Reeves wiped away a tear after a series of questions from the Tory leader, Kemi Badenoch, who said Labour MPs had said she was “toast”. Badenoch suggested Keir Starmer had failed to confirm Reeves would stay in post until the election.
Downing Street weighed in immediately behind Reeves, with aides saying she was “going nowhere” and that there would be no reshuffle.
A spokesperson for Reeves said: “It’s a personal matter, which – as you would expect – we are not going to get into. The chancellor will be working out of Downing Street this afternoon.”
Reeves appeared to be upset before prime minister’s questions started. During the 30-minute session, Badenoch said the chancellor looked “absolutely miserable” and described her as a “human shield” for No 10’s incompetence, before pressing Starmer on whether she would be in post at the next election.
After Starmer did not directly reply, Badenoch said: “How awful for the chancellor that he did not confirm she would be in post.”

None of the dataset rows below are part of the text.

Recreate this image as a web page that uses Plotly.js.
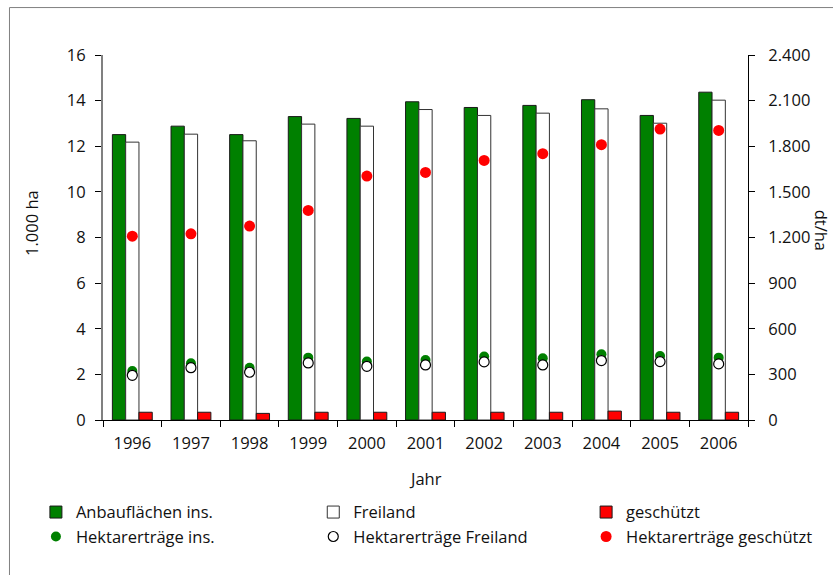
<!DOCTYPE html>
<html>
<head>
<meta charset="utf-8">
<script src="https://cdn.plot.ly/plotly-3.0.1.min.js"></script>
<style>html,body{margin:0;padding:0;background:#fff;}#chart{width:833px;height:575px;}</style>
</head>
<body>
<div id="chart"></div>
<script>
const years = ['1996','1997','1998','1999','2000','2001','2002','2003','2004','2005','2006'];
// Anbauflächen (1.000 ha)
const areaTotal   = [12.51, 12.88, 12.51, 13.30, 13.22, 13.95, 13.70, 13.79, 14.04, 13.35, 14.37];
const areaOpen    = [12.18, 12.53, 12.24, 12.97, 12.88, 13.61, 13.35, 13.45, 13.64, 13.01, 14.02];
const areaCovered = [0.34, 0.34, 0.29, 0.34, 0.34, 0.34, 0.34, 0.34, 0.39, 0.34, 0.34];
// Hektarerträge (dt/ha)
const yieldTotal   = [322, 373, 344, 410, 384, 395, 417, 406, 432, 421, 410];
const yieldOpen    = [294, 344, 314, 375, 353, 362, 382, 362, 391, 384, 369];
const yieldCovered = [1209, 1224, 1275, 1378, 1604, 1628, 1707, 1751, 1810, 1913, 1904];

const FONT = 'Open Sans, Lato, sans-serif';
const TXT = '#111111';
const FS = 16.5;

const traces = [
  {type:'bar', name:'Anbauflächen ins.', x:years, y:areaTotal, legend:'legend',
   marker:{color:'#008000', line:{color:'#1a1a1a', width:1}}},
  {type:'bar', name:'Freiland', x:years, y:areaOpen, legend:'legend2',
   marker:{color:'#ffffff', line:{color:'#333333', width:1}}},
  {type:'bar', name:'geschützt', x:years, y:areaCovered, legend:'legend3',
   marker:{color:'#ff0000', line:{color:'#1a1a1a', width:1}}},
  {type:'scatter', mode:'markers', name:'Hektarerträge ins.', x:years, y:yieldTotal, yaxis:'y2', legend:'legend',
   marker:{color:'#008000', size:10, line:{width:0}}},
  {type:'scatter', mode:'markers', name:'Hektarerträge Freiland', x:years, y:yieldOpen, yaxis:'y2', legend:'legend2',
   marker:{color:'#ffffff', size:10, line:{color:'#000000', width:1.2}}},
  {type:'scatter', mode:'markers', name:'Hektarerträge geschützt', x:years, y:yieldCovered, yaxis:'y2', legend:'legend3',
   marker:{color:'#ff0000', size:11, line:{width:0}}}
];

const legendBase = {orientation:'v', yanchor:'top', xanchor:'left', y:-0.205,
  bgcolor:'rgba(0,0,0,0)', borderwidth:0, font:{family:FONT, size:FS, color:TXT}, tracegroupgap:0};

const layout = {
  width:833, height:575,
  margin:{l:103, r:85, t:55, b:155},
  paper_bgcolor:'#ffffff', plot_bgcolor:'#ffffff',
  font:{family:FONT, size:FS, color:TXT},
  separators:',.',
  barmode:'group', bargap:0.32, bargroupgap:0,
  showlegend:true,
  legend:Object.assign({}, legendBase, {x:-0.104}),
  legend2:Object.assign({}, legendBase, {x:0.326}),
  legend3:Object.assign({}, legendBase, {x:0.749}),
  xaxis:{type:'category', range:[-0.5, 10.5], tickson:'boundaries', ticks:'outside', ticklen:6, tickcolor:'#000',
    showline:true, linecolor:'#000', linewidth:1, showgrid:false, zeroline:false,
    tickfont:{family:FONT, size:FS, color:TXT}, ticklabelstandoff:8},
  yaxis:{range:[0,16], dtick:2, ticks:'outside', ticklen:6, tickcolor:'#000',
    showline:true, linecolor:'#808080', linewidth:2, showgrid:false, zeroline:false,
    tickfont:{family:FONT, size:FS, color:TXT}, ticklabelstandoff:6},
  yaxis2:{overlaying:'y', side:'right', range:[0,2400], dtick:300, ticks:'outside', ticklen:6, tickcolor:'#000',
    showline:true, linecolor:'#000', linewidth:1, showgrid:false, zeroline:false, separatethousands:true,
    tickfont:{family:FONT, size:FS, color:TXT}, ticklabelstandoff:10},
  annotations:[
    {text:'1.000 ha', xref:'paper', yref:'paper', x:-0.110, y:0.54, xanchor:'center', yanchor:'middle',
     textangle:-90, showarrow:false, font:{family:FONT, size:FS, color:TXT}},
    {text:'dt/ha', xref:'paper', yref:'paper', x:1.114, y:0.52, xanchor:'center', yanchor:'middle',
     textangle:90, showarrow:false, font:{family:FONT, size:FS, color:TXT}},
    {text:'Jahr', xref:'paper', yref:'paper', x:0.5, y:-0.159, xanchor:'center', yanchor:'middle',
     showarrow:false, font:{family:FONT, size:FS, color:TXT}}
  ],
  shapes:[
    {type:'rect', xref:'paper', yref:'paper', x0:-0.145, x1:2, y0:-2, y1:1.130,
     line:{color:'#808080', width:1}, fillcolor:'rgba(0,0,0,0)', layer:'below'}
  ]
};

Plotly.newPlot('chart', traces, layout, {displayModeBar:false, staticPlot:true});
</script>
</body>
</html>
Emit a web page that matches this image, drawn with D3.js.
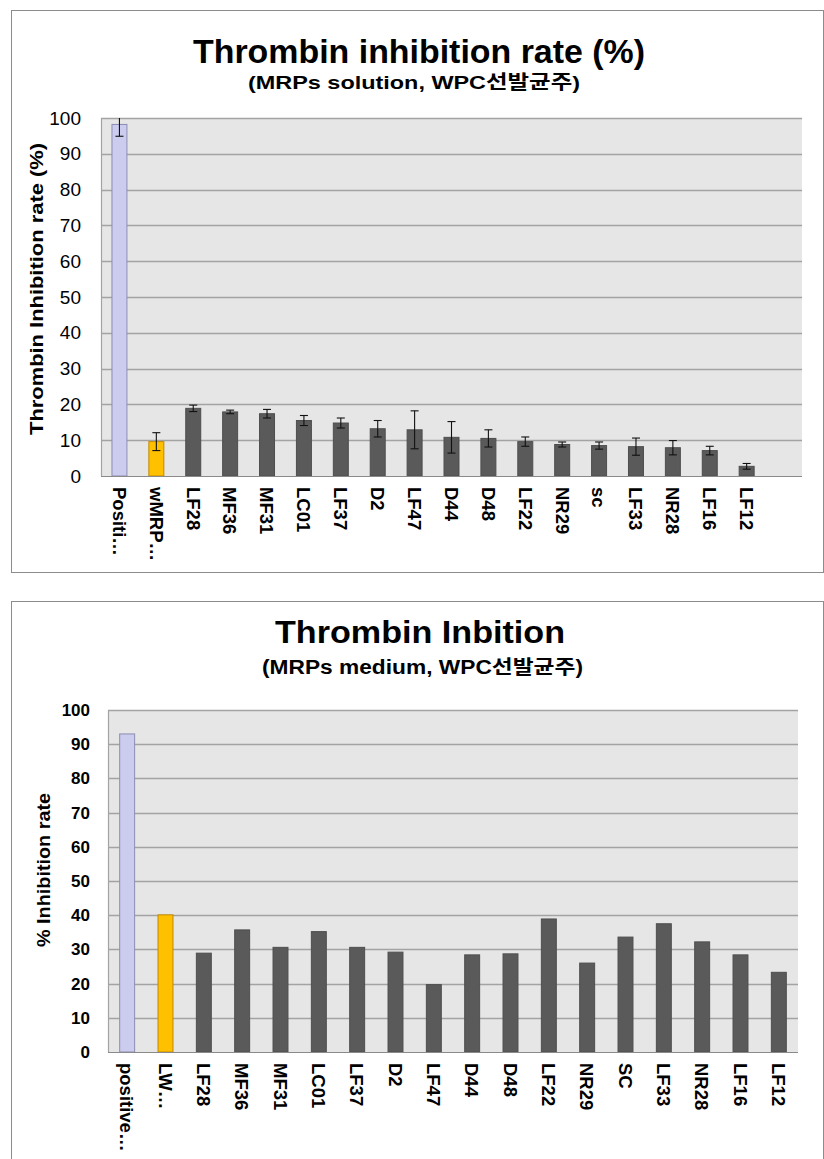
<!DOCTYPE html>
<html>
<head>
<meta charset="utf-8">
<script src="https://cdn.jsdelivr.net/npm/d3@7"></script>
<style>
  html, body { margin: 0; padding: 0; background: #ffffff; }
  svg { display: block; }
  text { font-family: "Liberation Sans", Arial, "Noto Sans CJK KR", sans-serif; fill: #000; }
</style>
</head>
<body>
<svg id="chart" width="824" height="1159"></svg>
<script>
// ---- Data: MRPs solution (mean ± error) ----
const solutionCategories = ["Positi…", "wMRP…", "LF28", "MF36", "MF31", "LC01", "LF37", "D2", "LF47",
  "D44", "D48", "LF22", "NR29", "sc", "LF33", "NR28", "LF16", "LF12"];
const solutionMeans  = [98.2, 9.6, 18.9, 17.9, 17.4, 15.5, 14.8, 13.2, 12.9, 10.8, 10.5, 9.6, 8.8, 8.5, 8.2, 7.9, 7.1, 2.7];
const solutionErrors = [3.3, 2.5, 0.9, 0.5, 1.2, 1.4, 1.4, 2.3, 5.3, 4.4, 2.4, 1.3, 0.7, 1.0, 2.4, 2.0, 1.2, 0.8];

// ---- Data: MRPs medium ----
const mediumCategories = ["positive…", "LW…", "LF28", "MF36", "MF31", "LC01", "LF37", "D2", "LF47",
  "D44", "D48", "LF22", "NR29", "SC", "LF33", "NR28", "LF16", "LF12"];
const mediumValues = [93.0, 40.1, 28.9, 35.7, 30.6, 35.2, 30.6, 29.2, 19.7, 28.4, 28.7, 38.9, 26.0, 33.6, 37.5, 32.2, 28.4, 23.3];

const yTicks = [0, 10, 20, 30, 40, 50, 60, 70, 80, 90, 100];

// bar fills: positive control, reference MRP, selected strains
const barFill   = (i) => i === 0 ? "#ccccee" : (i === 1 ? "#ffc000" : "#5a5a5a");
const barStroke = (i) => i === 0 ? "#8c8cb4" : (i === 1 ? "#c08a00" : "#4e4e4e");

const svg = d3.select("#chart");
const FONT_CJK = "'Liberation Sans', Arial, 'Noto Sans CJK KR', sans-serif";

function drawPanel(cfg) {
  const g = svg.append("g");

  // outer chart frame
  g.append("rect")
    .attr("x", cfg.frame.x + 0.5).attr("y", cfg.frame.y + 0.5)
    .attr("width", cfg.frame.w).attr("height", cfg.frame.h)
    .attr("fill", "#fff").attr("stroke", "#8c8c8c").attr("stroke-width", 1);

  // titles
  g.append("text")
    .attr("x", cfg.title.x).attr("y", cfg.title.y)
    .attr("font-size", cfg.title.size).attr("font-weight", "bold")
    .attr("textLength", cfg.title.len).attr("lengthAdjust", "spacingAndGlyphs")
    .text(cfg.title.text);
  g.append("text")
    .attr("x", cfg.sub.x).attr("y", cfg.sub.y)
    .attr("font-size", cfg.sub.size).attr("font-weight", "bold")
    .style("font-family", FONT_CJK)
    .attr("textLength", cfg.sub.len).attr("lengthAdjust", "spacingAndGlyphs")
    .text(cfg.sub.text);

  const p = cfg.plot;
  const x = d3.scaleBand()
    .domain(d3.range(cfg.slots))
    .range([p.left, p.right])
    .paddingInner(cfg.pad).paddingOuter(cfg.pad / 2);
  const y = d3.scaleLinear().domain([0, 100]).range([p.bottom, p.top]);

  // plot area
  g.append("rect")
    .attr("x", p.left).attr("y", p.top)
    .attr("width", p.right - p.left).attr("height", p.bottom - p.top)
    .attr("fill", "#e6e6e6");

  // horizontal gridlines
  g.append("g").selectAll("line")
    .data(yTicks.filter(t => t > 0))
    .join("line")
    .attr("x1", p.left).attr("x2", p.right)
    .attr("y1", d => Math.round(y(d)) + 0.5).attr("y2", d => Math.round(y(d)) + 0.5)
    .attr("stroke", "#a3a3a3").attr("stroke-width", 1.3);

  // left edge of plot area
  g.append("line")
    .attr("x1", p.left + 0.5).attr("x2", p.left + 0.5)
    .attr("y1", p.top).attr("y2", p.bottom)
    .attr("stroke", "#a3a3a3").attr("stroke-width", 1.2);

  // y axis labels
  const yAxis = d3.axisLeft(y).tickValues(yTicks).tickSize(0).tickPadding(0);
  const ya = g.append("g")
    .attr("transform", `translate(${cfg.tickRight},0)`)
    .call(yAxis);
  ya.select(".domain").remove();
  ya.selectAll("text")
    .attr("font-size", cfg.tickSize)
    .attr("font-weight", cfg.tickWeight)
    .style("font-family", "'Liberation Sans', Arial, sans-serif")
    .attr("fill", "#000");

  // bars
  const clipId = cfg.id + "-clip";
  g.append("clipPath").attr("id", clipId)
    .append("rect")
    .attr("x", p.left).attr("y", p.top)
    .attr("width", p.right - p.left).attr("height", p.bottom - p.top);

  const bars = g.append("g").attr("clip-path", `url(#${clipId})`);
  bars.selectAll("rect")
    .data(cfg.values)
    .join("rect")
    .attr("x", (d, i) => x(i))
    .attr("y", d => y(d))
    .attr("width", x.bandwidth())
    .attr("height", d => y(0) - y(d))
    .attr("fill", (d, i) => barFill(i))
    .attr("stroke", (d, i) => barStroke(i))
    .attr("stroke-width", 1);

  // error bars
  if (cfg.errors) {
    const cap = 4;
    const eb = bars.append("g").attr("stroke", "#111").attr("stroke-width", 1.1);
    cfg.values.forEach((v, i) => {
      const cx = x(i) + x.bandwidth() / 2;
      const hi = y(v + cfg.errors[i]), lo = y(v - cfg.errors[i]);
      eb.append("line").attr("x1", cx).attr("x2", cx).attr("y1", hi).attr("y2", lo);
      eb.append("line").attr("x1", cx - cap).attr("x2", cx + cap).attr("y1", hi).attr("y2", hi);
      eb.append("line").attr("x1", cx - cap).attr("x2", cx + cap).attr("y1", lo).attr("y2", lo);
    });
  }

  // bottom axis line
  g.append("line")
    .attr("x1", p.left).attr("x2", p.right)
    .attr("y1", p.bottom + 0.5).attr("y2", p.bottom + 0.5)
    .attr("stroke", "#8a8a8a").attr("stroke-width", 1.2);

  // category labels, rotated to read downwards
  g.append("g").selectAll("text")
    .data(cfg.categories)
    .join("text")
    .attr("transform", (d, i) => `translate(${x(i) + x.bandwidth() / 2},${p.bottom + cfg.labelGap}) rotate(90)`)
    .attr("dy", "0.36em")
    .attr("text-anchor", "start")
    .attr("font-size", cfg.labelSize)
    .attr("font-weight", "bold")
    .text(d => d);

  // y axis title
  g.append("text")
    .attr("transform", `translate(${cfg.yTitle.x},${cfg.yTitle.y}) rotate(-90)`)
    .attr("text-anchor", "middle")
    .attr("dy", "0.36em")
    .attr("font-size", cfg.yTitle.size)
    .attr("font-weight", "bold")
    .attr("textLength", cfg.yTitle.len).attr("lengthAdjust", "spacingAndGlyphs")
    .text(cfg.yTitle.text);
}

// upper panel: solution samples, with one spare slot after the last strain
drawPanel({
  id: "solution",
  frame: { x: 11, y: 10, w: 812, h: 562 },
  title: { text: "Thrombin inhibition rate (%)", x: 193, y: 63, size: 34, len: 452 },
  sub:   { text: "(MRPs solution, WPC선발균주)", x: 248, y: 89, size: 19, len: 332 },
  plot: { left: 101, right: 802, top: 118, bottom: 476 },
  slots: solutionCategories.length + 1,
  pad: 0.594,
  categories: solutionCategories,
  values: solutionMeans,
  errors: solutionErrors,
  tickRight: 81, tickSize: 19, tickWeight: "normal",
  labelGap: 11, labelSize: 18.5,
  yTitle: { text: "Thrombin Inhibition rate (%)", x: 36, y: 289, size: 19, len: 292 }
});

// lower panel: medium samples
drawPanel({
  id: "medium",
  frame: { x: 11, y: 601, w: 812, h: 620 },
  title: { text: "Thrombin Inbition", x: 275, y: 643, size: 31, len: 290 },
  sub:   { text: "(MRPs medium, WPC선발균주)", x: 262, y: 674, size: 19.5, len: 321 },
  plot: { left: 108, right: 798, top: 710, bottom: 1052 },
  slots: mediumCategories.length,
  pad: 0.61,
  categories: mediumCategories,
  values: mediumValues,
  errors: null,
  tickRight: 90, tickSize: 17, tickWeight: "bold",
  labelGap: 11, labelSize: 18.5,
  yTitle: { text: "% Inhibition rate", x: 43, y: 870, size: 19, len: 154 }
});
</script>
</body>
</html>
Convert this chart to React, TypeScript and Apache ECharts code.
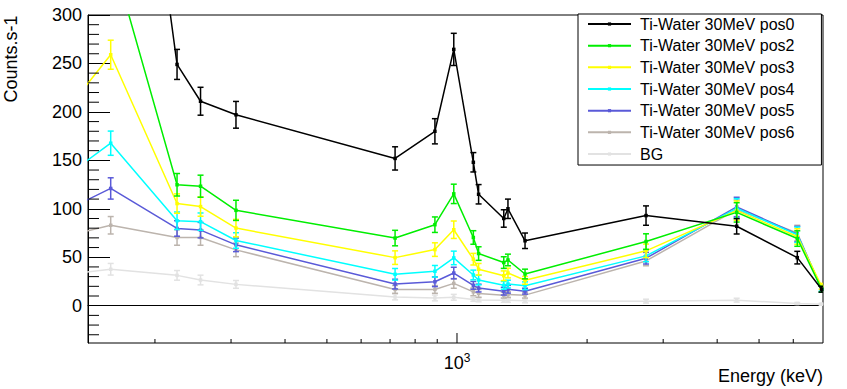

As Starmer continued to speak, Reeves wiped away a tear. Angela Rayner, the deputy leader, appeared to mouth some words of comfort to her colleague.
Afterwards, a No 10 spokesperson said Reeves had not offered her resignation and she had Starmer’s support for the full parliament.
“The chancellor is going nowhere,” he said. “The chancellor has the prime minister’s full backing. He has said it plenty of times. They are focused entirely on delivering for working people. It’s thanks to the chancellor’s management of the economy that we have managed to restore stability, which has led to four interest rates cuts, wages rising faster than inflation and a spending review investing in Britain’s national renewal.”
Badenoch’s spokesperson responded by saying there was “something very strange going on” and arguing that saying it was a “personal matter doesn’t really clear it up”.
“We need to know what’s going on. You normally tell people what the personal matter is. When the PM’s brother died at Christmas, when Kemi Badenoch’s father died a couple of years ago, you tell them what the personal matter is,” the spokesperson said.
The dramatic moment in the House of Commons came after Starmer withdrew proposed welfare cuts that sparked a rebellion by Labour MPs. The U-turn leaves Reeves with some extremely hard choices in the autumn budget on tax rises and spending priorities, including on the two-child benefit cap.
Earlier on Wednesday, sources close to the chancellor said she would have to underline to MPs that there was now £5bn less to spend on other priorities, which would have consequences for other measures, including the £3.5bn cost of scrapping the unpopular two-child cap on benefit payments.
The Treasury and No 10 have not definitively ruled out a change to the two-child rule but said the chaotic reversal on welfare cuts on Tuesday night would have a major impact.
The second reading of the government’s welfare bill passed its first Commons test only after a central element – changes to personal independence payments – was removed. The bill passed with a rebellion of 49 Labour MPs, more than three times more than the government’s previous biggest rebellion.
Pat McFadden, the Cabinet Office minister, said on Wednesday morning that there were now tough choices to be made. “In any budgetary decision, there’s definitely a cost to what was announced yesterday, and you can’t spend the same money twice, so more money spent on that means less for some other purpose,” he told the BBC.
While economists including the Institute for Fiscal Studies have focused on the need for the chancellor to raise taxes at the budget, Treasury sources said there would also be implications for spending priorities, including ones popular with Labour MPs.
“We’re not going to bluff this, we’re not going to hide it. We’re going to be clear there is a financial cost to this,” said one ally. “Labour MPs need to understand that. Of course, tax is one of the levers we could have to pull. We’re not going to duck that.
“Those Labour MPs and charities and others who want the two-child limit lifted – how are you going to pay for it now? Labour MPs made a choice last night and the government accepted that choice, but we are going to be honest that that choice comes at cost, because it does.”
They said they would not countenance further changes to the fiscal rules. “That means more debt interest, taxpayers’ money going to hedge funds. Is that a progressive thing?”
No definitive plans are yet in motion for how to fill the hole left by the welfare U-turn. A Treasury source said it would depend on future economic growth, as well as oil prices and receipts the Treasury receives from its clampdown on tax evasion.